Catalogue of Ephemera
You give me flowers resembling Chinese lanterns.
You give me hale, for yellow. You give me vex.
You give me lemons softened in brine and you give me cuttlefish ink.
You give me all 463 stairs of Brunelleschi’s dome.
You give me seduction and you let me give it back to you.
You give me you.
You give me an apartment full of morning smells—toasted bagel and
coffee and the freckled lilies in the vase on the windowsill.
You give me 24-across.
You give me flowers resembling moths’ wings.
You give me the first bird of morning alighting on a wire.
You give me the sidewalk café with plastic furniture and the boys
with their feet on the chairs.
You give me the swoop of homemade kites in the park on Sunday.
You give me afternoon-colored beer with lemons in it.
You give me D.H. Lawrence,
and he gives me pomegranates and sorb-apples.
You give me the loose tooth of California, the broken jaw of New York
You give me the blue sky of Wyoming, and the blue wind through it.
You give me an ancient city where the language is a secret
everyone is keeping.
You give me a t-shirt that says all you gave me was this t-shirt.
You give me pictures with yourself cut out.
You give me lime blossoms, but not for what they symbolize.
You give me yes.
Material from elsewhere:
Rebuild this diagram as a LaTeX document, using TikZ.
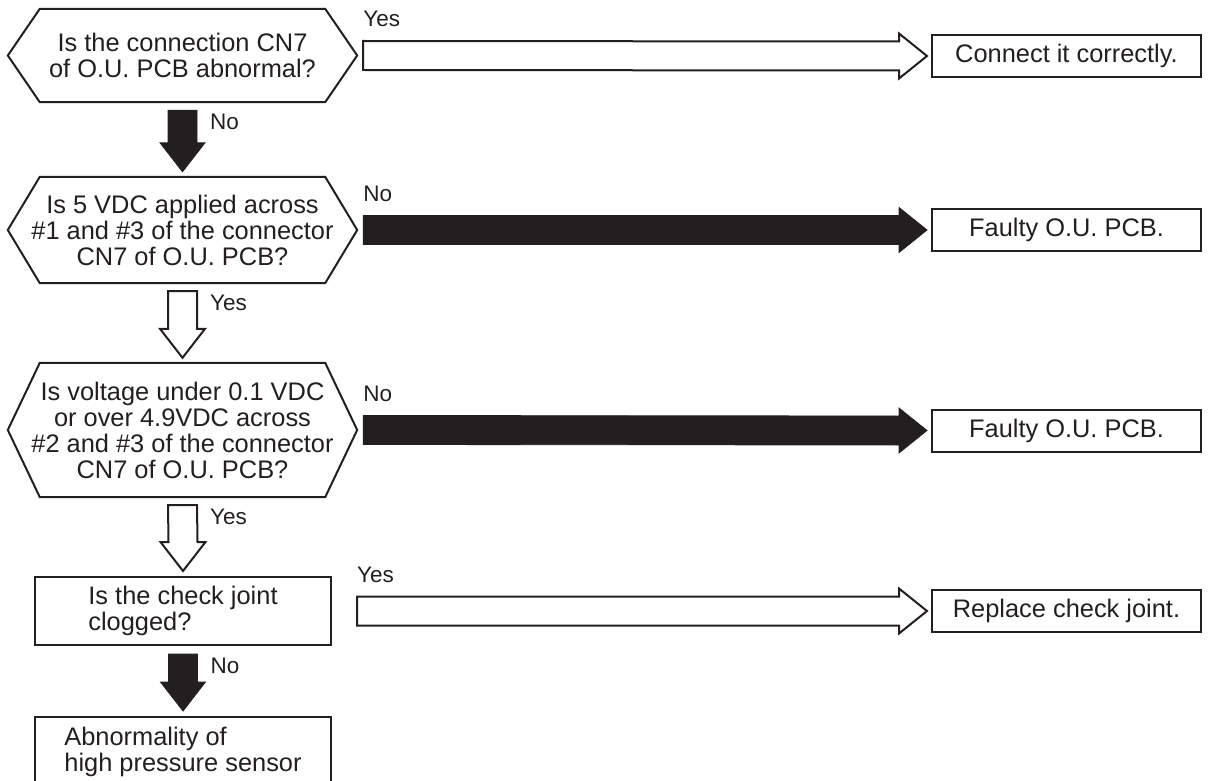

You give me no.
You give me midnight apples in a car with the windows down.
You give me the flashbulbs of an electrical storm.
You give me thunder and the suddenly green underbellies of clouds.
You give me the careening of trains.
You give me the scent of bruised mint.
You give me the smell of black hair, of blond hair.
You give me Apollo and Daphne, Pan and Syrinx.
You give me Echo.
You give me hyacinths and narcissus. You give me foxgloves
and soft fists of peony.
You give me the filthy carpet of an East Village apartment.
You give me seeming not to notice.
You give me an unfinished argument, begun on the Manhattan-bound F train.
You give me paintings of women with their eyes closed.
You give me grief, and how to grieve.